Dataset records
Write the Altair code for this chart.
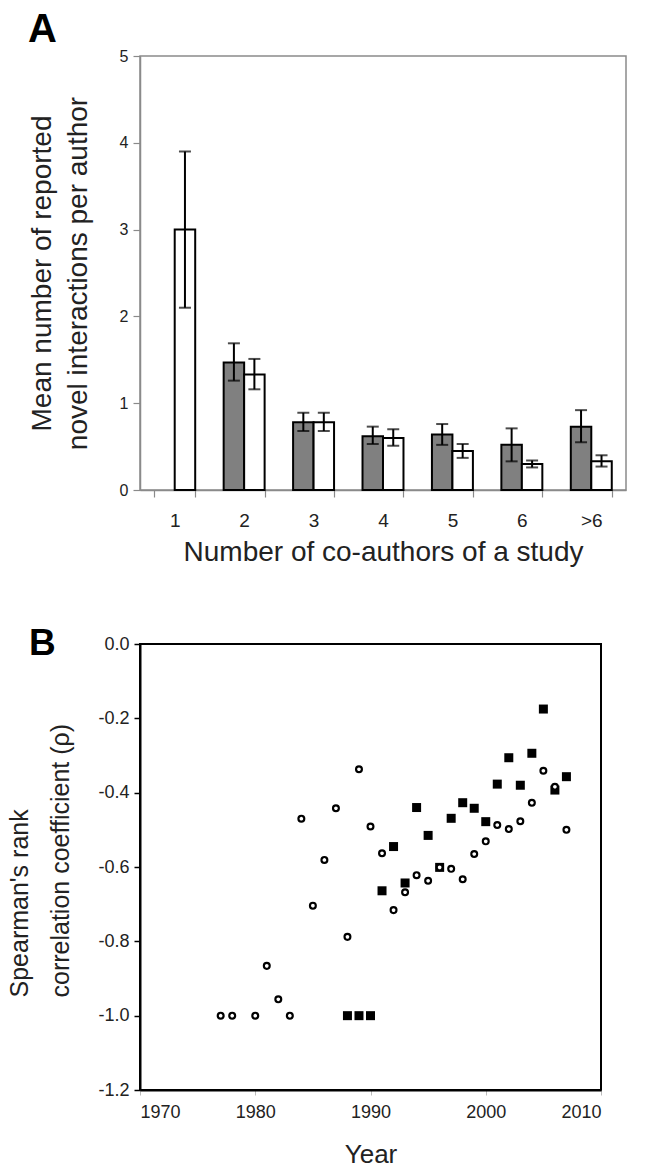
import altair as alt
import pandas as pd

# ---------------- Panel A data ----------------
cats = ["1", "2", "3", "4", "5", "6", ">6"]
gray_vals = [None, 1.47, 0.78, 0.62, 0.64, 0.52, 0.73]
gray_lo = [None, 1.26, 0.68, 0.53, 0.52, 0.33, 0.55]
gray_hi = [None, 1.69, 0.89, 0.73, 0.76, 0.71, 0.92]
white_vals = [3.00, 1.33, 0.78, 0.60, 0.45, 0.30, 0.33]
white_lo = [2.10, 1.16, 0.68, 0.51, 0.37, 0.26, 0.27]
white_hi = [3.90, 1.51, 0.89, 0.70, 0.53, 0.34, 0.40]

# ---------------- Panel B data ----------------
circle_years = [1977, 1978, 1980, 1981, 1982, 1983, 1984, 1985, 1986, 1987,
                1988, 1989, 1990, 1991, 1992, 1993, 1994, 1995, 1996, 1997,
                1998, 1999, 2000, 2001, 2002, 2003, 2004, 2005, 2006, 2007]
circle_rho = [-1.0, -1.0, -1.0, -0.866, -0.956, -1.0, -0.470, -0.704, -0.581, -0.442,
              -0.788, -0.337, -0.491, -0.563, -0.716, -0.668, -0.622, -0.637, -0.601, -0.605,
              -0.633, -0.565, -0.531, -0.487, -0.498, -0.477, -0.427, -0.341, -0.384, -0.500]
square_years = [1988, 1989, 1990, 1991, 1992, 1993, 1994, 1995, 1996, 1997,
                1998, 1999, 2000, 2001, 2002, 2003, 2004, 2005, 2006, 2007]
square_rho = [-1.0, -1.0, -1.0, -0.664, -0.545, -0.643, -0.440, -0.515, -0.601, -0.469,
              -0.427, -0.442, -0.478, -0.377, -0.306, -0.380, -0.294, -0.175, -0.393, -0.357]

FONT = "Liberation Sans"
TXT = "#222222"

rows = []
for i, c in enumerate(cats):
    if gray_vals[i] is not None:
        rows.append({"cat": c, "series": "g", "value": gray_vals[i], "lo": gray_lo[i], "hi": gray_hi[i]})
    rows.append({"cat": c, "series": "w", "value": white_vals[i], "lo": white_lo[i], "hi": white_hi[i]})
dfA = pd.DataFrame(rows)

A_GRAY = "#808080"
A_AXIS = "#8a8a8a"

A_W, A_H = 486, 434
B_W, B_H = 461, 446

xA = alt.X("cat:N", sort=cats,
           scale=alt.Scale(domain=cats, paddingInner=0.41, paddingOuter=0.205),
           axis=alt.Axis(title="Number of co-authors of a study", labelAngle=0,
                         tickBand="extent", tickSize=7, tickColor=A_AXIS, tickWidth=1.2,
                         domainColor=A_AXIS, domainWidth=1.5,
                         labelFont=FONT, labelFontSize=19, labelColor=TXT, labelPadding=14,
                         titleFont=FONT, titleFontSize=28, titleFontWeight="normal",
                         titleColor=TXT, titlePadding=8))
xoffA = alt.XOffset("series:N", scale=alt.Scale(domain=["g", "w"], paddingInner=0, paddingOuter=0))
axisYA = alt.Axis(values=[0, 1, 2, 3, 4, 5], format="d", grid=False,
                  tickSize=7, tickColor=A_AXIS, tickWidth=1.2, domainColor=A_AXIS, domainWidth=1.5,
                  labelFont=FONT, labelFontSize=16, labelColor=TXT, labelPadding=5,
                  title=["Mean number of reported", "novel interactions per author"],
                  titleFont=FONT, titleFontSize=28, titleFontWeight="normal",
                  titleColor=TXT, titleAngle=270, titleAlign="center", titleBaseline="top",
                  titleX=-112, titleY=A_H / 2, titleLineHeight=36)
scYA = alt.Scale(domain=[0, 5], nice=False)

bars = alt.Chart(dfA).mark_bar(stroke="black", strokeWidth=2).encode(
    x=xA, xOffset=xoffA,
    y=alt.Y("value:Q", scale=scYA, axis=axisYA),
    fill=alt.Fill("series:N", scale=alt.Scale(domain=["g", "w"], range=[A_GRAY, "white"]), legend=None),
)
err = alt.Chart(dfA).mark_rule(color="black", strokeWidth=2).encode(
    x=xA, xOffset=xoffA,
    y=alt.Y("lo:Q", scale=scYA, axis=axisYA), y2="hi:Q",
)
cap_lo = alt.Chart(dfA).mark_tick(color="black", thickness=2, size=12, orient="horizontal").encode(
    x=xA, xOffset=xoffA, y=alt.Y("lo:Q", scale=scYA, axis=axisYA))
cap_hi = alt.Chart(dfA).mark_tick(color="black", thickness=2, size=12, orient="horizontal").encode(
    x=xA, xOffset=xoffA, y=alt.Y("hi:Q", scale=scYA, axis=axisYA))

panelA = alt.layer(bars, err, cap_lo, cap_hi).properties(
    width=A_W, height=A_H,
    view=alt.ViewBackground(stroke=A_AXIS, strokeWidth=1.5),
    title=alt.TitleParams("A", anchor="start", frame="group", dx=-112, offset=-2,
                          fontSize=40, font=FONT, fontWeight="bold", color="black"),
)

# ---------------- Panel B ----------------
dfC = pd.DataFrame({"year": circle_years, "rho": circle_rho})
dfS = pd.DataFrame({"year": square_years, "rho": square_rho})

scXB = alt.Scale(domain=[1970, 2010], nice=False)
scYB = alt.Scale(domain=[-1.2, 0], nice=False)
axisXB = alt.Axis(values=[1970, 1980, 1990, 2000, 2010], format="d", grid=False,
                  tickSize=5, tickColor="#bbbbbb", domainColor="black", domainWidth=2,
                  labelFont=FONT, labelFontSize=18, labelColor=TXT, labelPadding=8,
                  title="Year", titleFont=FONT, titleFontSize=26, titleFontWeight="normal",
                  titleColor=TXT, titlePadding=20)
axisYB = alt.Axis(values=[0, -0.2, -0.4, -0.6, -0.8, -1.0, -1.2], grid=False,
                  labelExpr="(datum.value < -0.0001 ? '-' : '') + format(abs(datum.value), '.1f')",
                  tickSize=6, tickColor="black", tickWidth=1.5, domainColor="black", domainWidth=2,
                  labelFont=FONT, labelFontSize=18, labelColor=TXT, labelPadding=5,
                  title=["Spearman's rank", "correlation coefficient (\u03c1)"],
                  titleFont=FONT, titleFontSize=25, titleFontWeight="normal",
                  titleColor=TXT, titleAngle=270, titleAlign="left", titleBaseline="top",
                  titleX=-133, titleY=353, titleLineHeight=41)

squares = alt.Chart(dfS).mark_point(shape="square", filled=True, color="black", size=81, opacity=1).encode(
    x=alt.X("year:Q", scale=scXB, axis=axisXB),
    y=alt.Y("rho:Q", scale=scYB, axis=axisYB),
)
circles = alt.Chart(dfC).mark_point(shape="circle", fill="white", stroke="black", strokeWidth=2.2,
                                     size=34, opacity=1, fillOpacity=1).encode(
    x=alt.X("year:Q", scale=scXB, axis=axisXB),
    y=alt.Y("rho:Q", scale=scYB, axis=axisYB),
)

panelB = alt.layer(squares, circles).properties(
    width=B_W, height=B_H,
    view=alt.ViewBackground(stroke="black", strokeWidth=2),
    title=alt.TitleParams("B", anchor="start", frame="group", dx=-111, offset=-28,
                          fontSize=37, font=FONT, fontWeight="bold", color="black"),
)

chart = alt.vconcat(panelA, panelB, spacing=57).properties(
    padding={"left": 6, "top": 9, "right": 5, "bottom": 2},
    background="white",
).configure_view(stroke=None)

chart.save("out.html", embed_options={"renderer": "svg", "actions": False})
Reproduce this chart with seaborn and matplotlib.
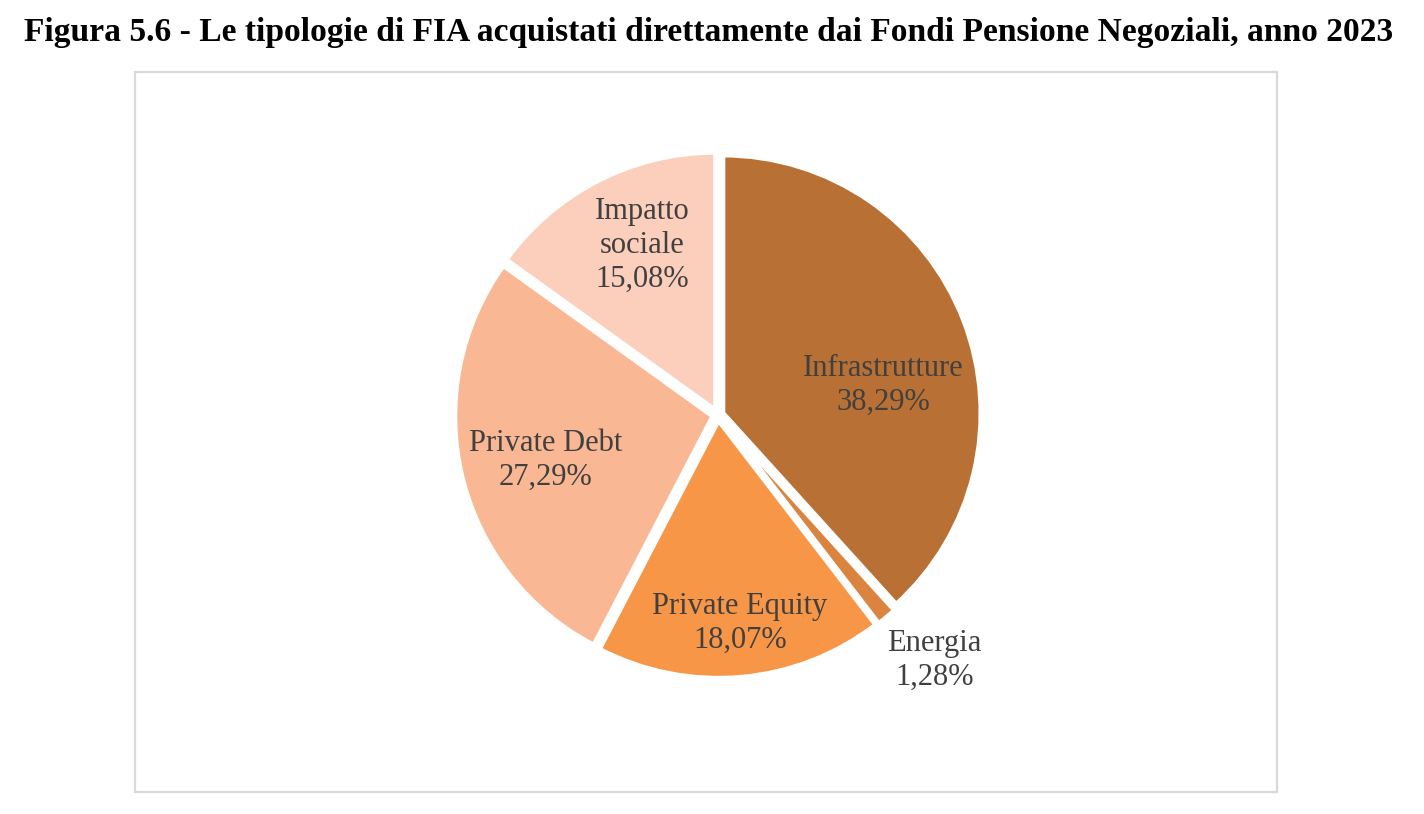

Task details
Exactly reproduce the run of lines from the start of the listing through the line with "white_hi = [3.90, 1.51, 0.89, 0.70, 0.53, 0.34, 0.40]", inclusive; pictures are not copied.

Solution for this task
Write the Altair code for this chart.
import altair as alt
import pandas as pd

# ---------------- Panel A data ----------------
cats = ["1", "2", "3", "4", "5", "6", ">6"]
gray_vals = [None, 1.47, 0.78, 0.62, 0.64, 0.52, 0.73]
gray_lo = [None, 1.26, 0.68, 0.53, 0.52, 0.33, 0.55]
gray_hi = [None, 1.69, 0.89, 0.73, 0.76, 0.71, 0.92]
white_vals = [3.00, 1.33, 0.78, 0.60, 0.45, 0.30, 0.33]
white_lo = [2.10, 1.16, 0.68, 0.51, 0.37, 0.26, 0.27]
white_hi = [3.90, 1.51, 0.89, 0.70, 0.53, 0.34, 0.40]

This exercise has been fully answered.